Feb 072022
 

The Searching Dead is the first book in Ramsey Campbell’s Daoloth series. Campbell is a fantastic horror writer from Britain who has been writing since forever. He was a big fan of Lovecraft and creates Mythos-style stories, but leaves out the xenophobia and racism. In a lot of ways, I think he surpasses Lovecraft and is all around a much better writer. Campbell has developed his own cosmic horrors that stand on their own.

As for this book, Dominic Sheldrake is a 12 year old boy growing up in 1950’s Britain. Rationing is still in full force and people are very scared of the communists. Dom is starting a new school that is very religious. He has two friends, Jim and Roberta, who he has turned into a sort of pseudo kid investigator team, but puberty is starting to pull at the seams of this group.

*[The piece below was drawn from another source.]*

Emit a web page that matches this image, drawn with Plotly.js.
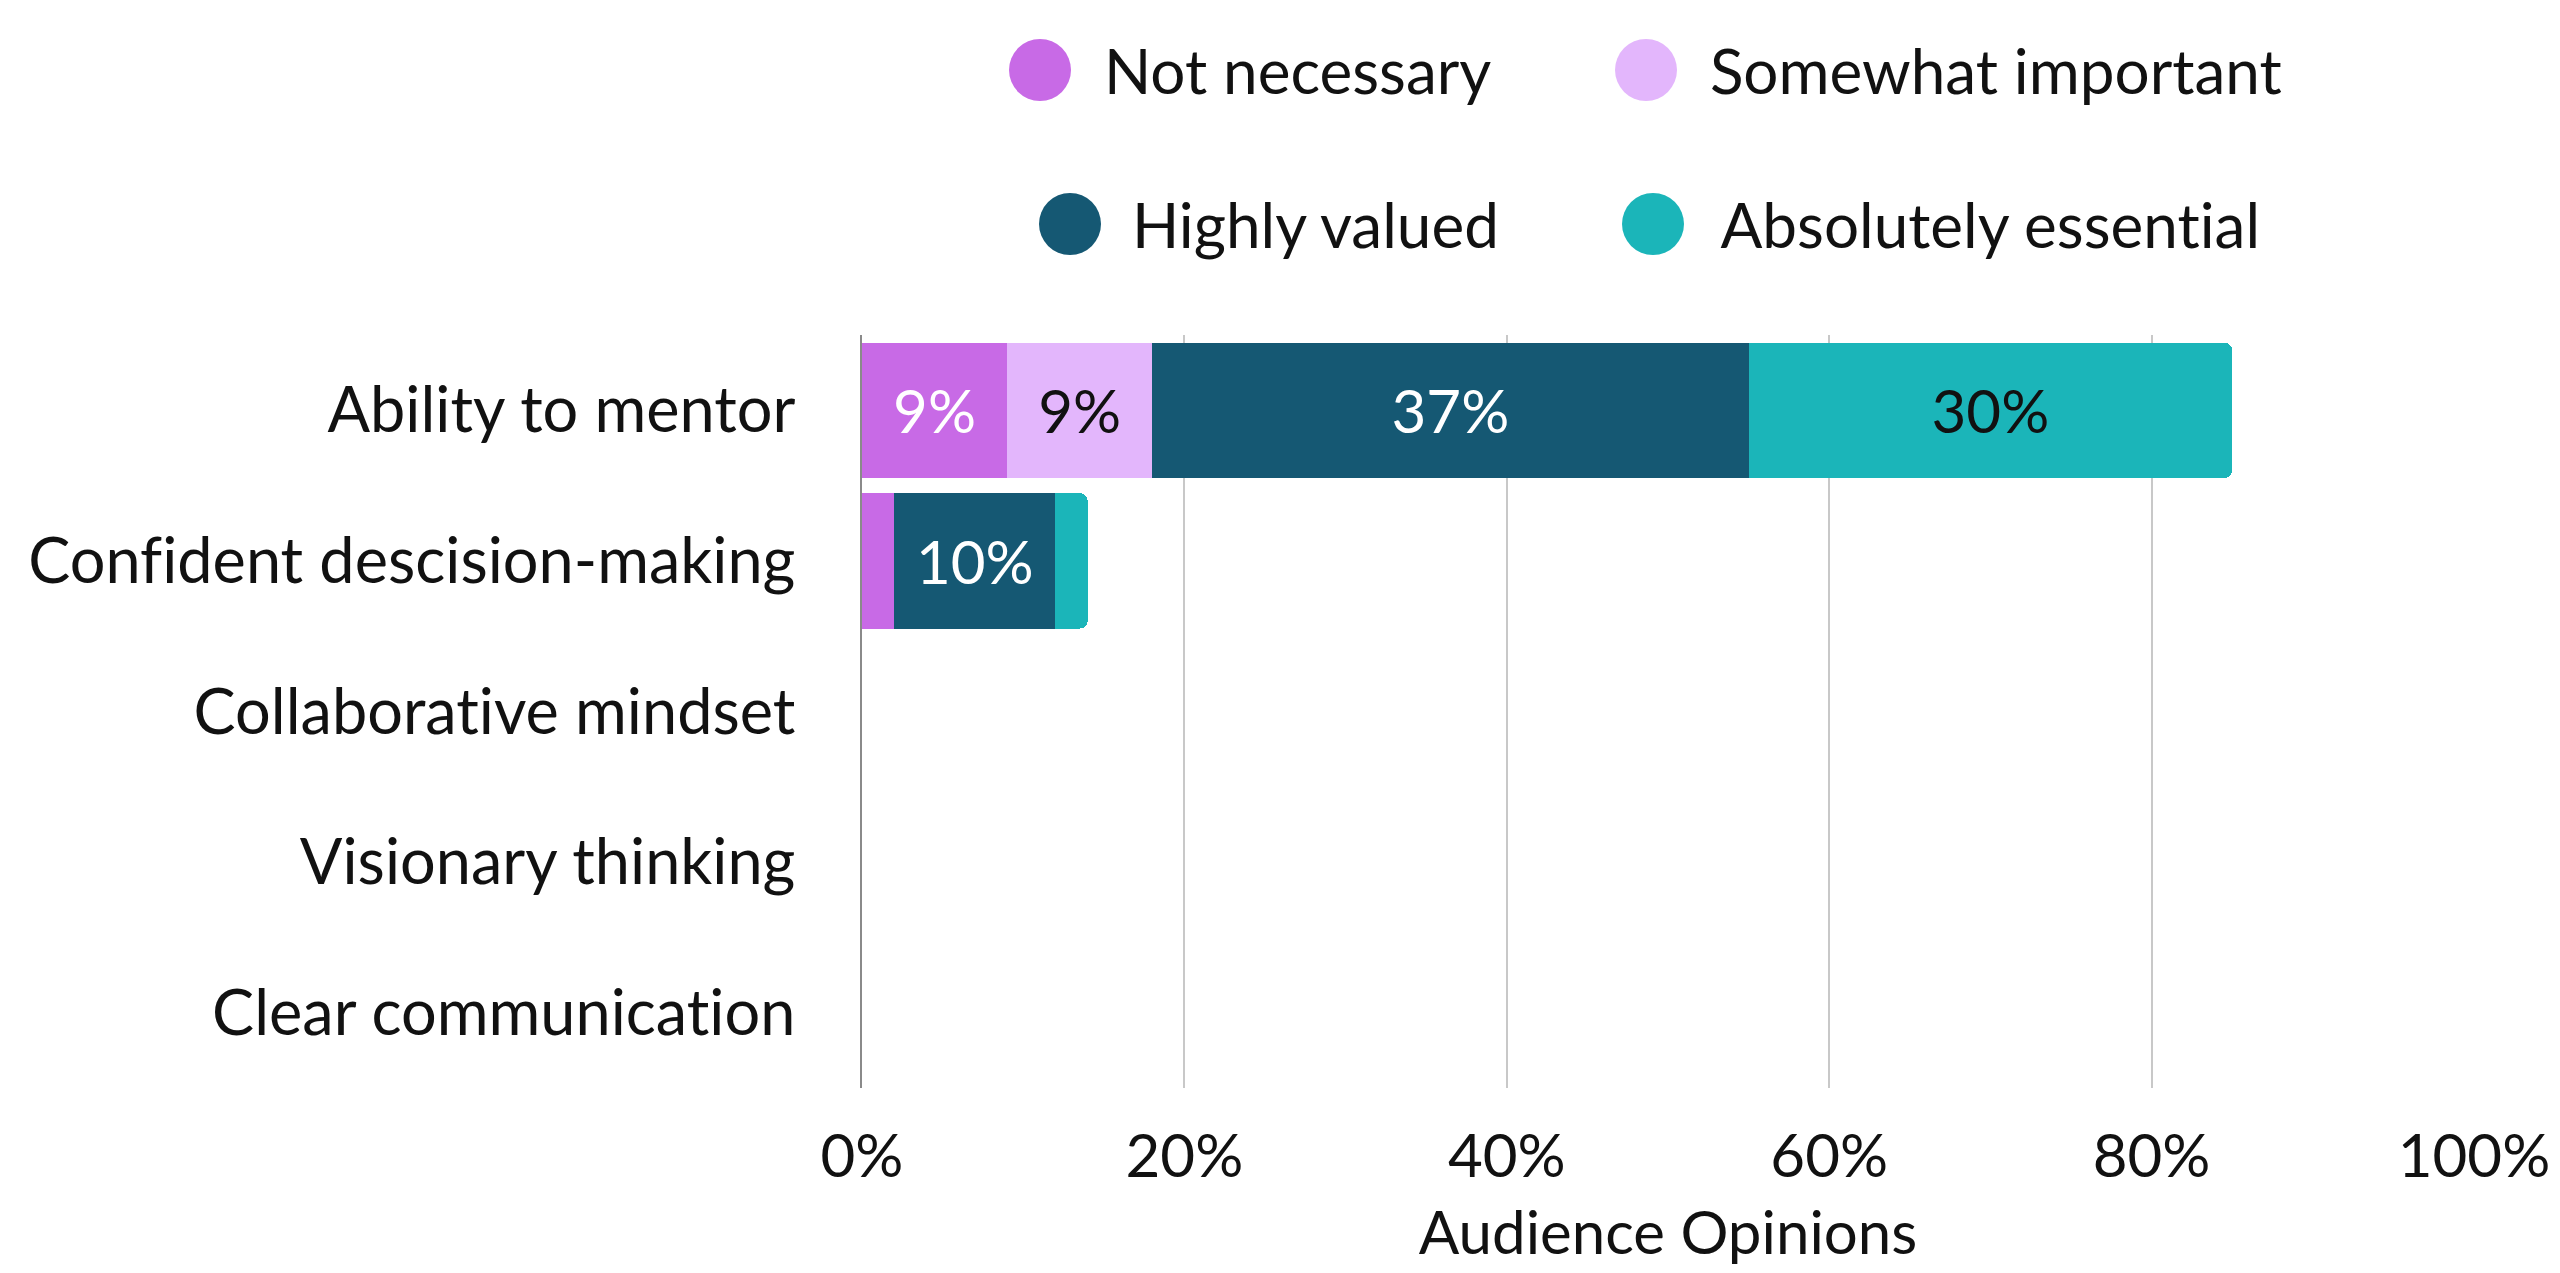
<!DOCTYPE html>
<html>
<head>
<meta charset="utf-8">
<script src="https://cdn.plot.ly/plotly-3.0.1.min.js"></script>
<style>
  html, body { margin: 0; padding: 0; background: #fff; }
  #chart { width: 2560px; height: 1273px; }
  #chart text {
    font-variant-ligatures: none;
    font-feature-settings: "liga" 0, "clig" 0, "dlig" 0;
    letter-spacing: 0.01px;
  }
</style>
</head>
<body>
<div id="chart"></div>
<script>
// data
var skills = ["Ability to mentor", "Confident descision-making", "Collaborative mindset", "Visionary thinking", "Clear communication"];
var seriesNames = ["Not necessary", "Somewhat important", "Highly valued", "Absolutely essential"];
var notNecessary = [9, 2, 0, 0, 0];
var somewhatImportant = [9, 0, 0, 0, 0];
var highlyValued = [37, 10, 0, 0, 0];
var absolutelyEssential = [30, 2, 0, 0, 0];
var xTickVals = [0, 20, 40, 60, 80, 100];
var xTickText = ["0%", "20%", "40%", "60%", "80%", "100%"];

// styles
var seriesColors = ["#c86ae6", "#e3b6fc", "#155873", "#1bb5b9"];
var labelColors = ["#ffffff", "#111111", "#ffffff", "#111111"];
var FONT = "Lato, 'Open Sans', sans-serif";
var FS = 60;

// plot box in pixels
var M = {l: 862, r: 86, t: 335, b: 185};
var PW = 2560 - M.l - M.r, PH = 1273 - M.t - M.b;
function px(x) { return (x - M.l) / PW; }
function py(y) { return (1273 - M.b - y) / PH; }

var allSeries = [notNecessary, somewhatImportant, highlyValued, absolutelyEssential];

var data = allSeries.map(function (vals, i) {
  return {
    type: "bar",
    orientation: "h",
    name: seriesNames[i],
    y: skills,
    x: vals,
    text: vals.map(function (v) { return v >= 5 ? v + "%" : ""; }),
    texttemplate: "%{text}",
    textposition: "inside",
    insidetextanchor: "middle",
    textangle: 0,
    constraintext: "none",
    textfont: {family: FONT, size: FS, color: labelColors[i]},
    marker: {color: seriesColors[i], line: {width: 0}},
    showlegend: false,
    hoverinfo: "skip"
  };
});

// legend: circle + label per series, two rows
var legendSlots = [
  {cx: 1040, tx: 1102, y: 70},
  {cx: 1646, tx: 1708, y: 70},
  {cx: 1070, tx: 1130, y: 224},
  {cx: 1653, tx: 1718, y: 224}
];
var shapes = legendSlots.map(function (s, i) {
  return {
    type: "circle", xref: "paper", yref: "paper",
    xsizemode: "pixel", ysizemode: "pixel",
    xanchor: px(s.cx), yanchor: py(s.y),
    x0: -31, x1: 31, y0: -31, y1: 31,
    fillcolor: seriesColors[i], line: {width: 0}
  };
});
var annotations = legendSlots.map(function (s, i) {
  return {
    xref: "paper", yref: "paper",
    x: px(s.tx), y: py(s.y),
    xanchor: "left", yanchor: "middle",
    text: seriesNames[i], showarrow: false,
    font: {family: FONT, size: 62, color: "#111111"}
  };
});

var layout = {
  width: 2560, height: 1273,
  margin: M,
  paper_bgcolor: "#ffffff", plot_bgcolor: "#ffffff",
  font: {family: FONT, size: FS, color: "#111111"},
  barmode: "stack",
  bargap: 0.1,
  barcornerradius: 8,
  showlegend: false,
  xaxis: {
    range: [0, 100],
    tickvals: xTickVals, ticktext: xTickText,
    showgrid: true, gridcolor: "#c8c8c8", gridwidth: 2,
    zeroline: false, showline: false, ticks: "",
    ticklabelstandoff: 28,
    tickfont: {family: FONT, size: FS, color: "#111111"},
    title: {text: "Audience Opinions", standoff: 22, font: {family: FONT, size: FS, color: "#111111"}},
    fixedrange: true
  },
  yaxis: {
    autorange: "reversed",
    showgrid: false, zeroline: false,
    showline: true, linecolor: "#8a8a8a", linewidth: 2,
    ticks: "", ticklabelstandoff: 52,
    tickfont: {family: FONT, size: 63, color: "#111111"},
    fixedrange: true
  },
  shapes: shapes,
  annotations: annotations
};

Plotly.newPlot("chart", data, layout, {displayModeBar: false, staticPlot: true});
</script>
</body>
</html>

There is also the matter of one of Dom’s teachers, Christian Noble. Mr. Noble is a welcome breath of independent thought in this religious school and something of a skeptic of conservative values. Unfortunately,. Dom also learns that his teacher is a spiritualist, who has his own strange purposes for the ghosts he summons for his followers. Weird shit is afoot.

My wife asked if this book was like Stephen King’s The Stand and I responded that it was more like the movie, A Christmas Story. The book plays out over the course of a year, skipping to crucial scenes and confrontations with friends and family. Dom is suspicious of his teacher, and does his best to investigate, but the kid is only twelve. Adults are the ones who thwart and harass Mr. Noble but Mr. Noble himself has no idea of how much Dom knows about his works. It is interesting and realistic take.

It is a creepy and unsettling book, but also one that paints such a vivid picture of post-war Britain and what it was like to live there. The narrator is Dom, looking back at his life and adding observations and thoughts that his young self was unaware of. It feels like a haunted memoir, but because the character is a child, you can see how an adult person would look back and wonder if it really happened.

All in all, a great book and an excellent introduction to a great writer.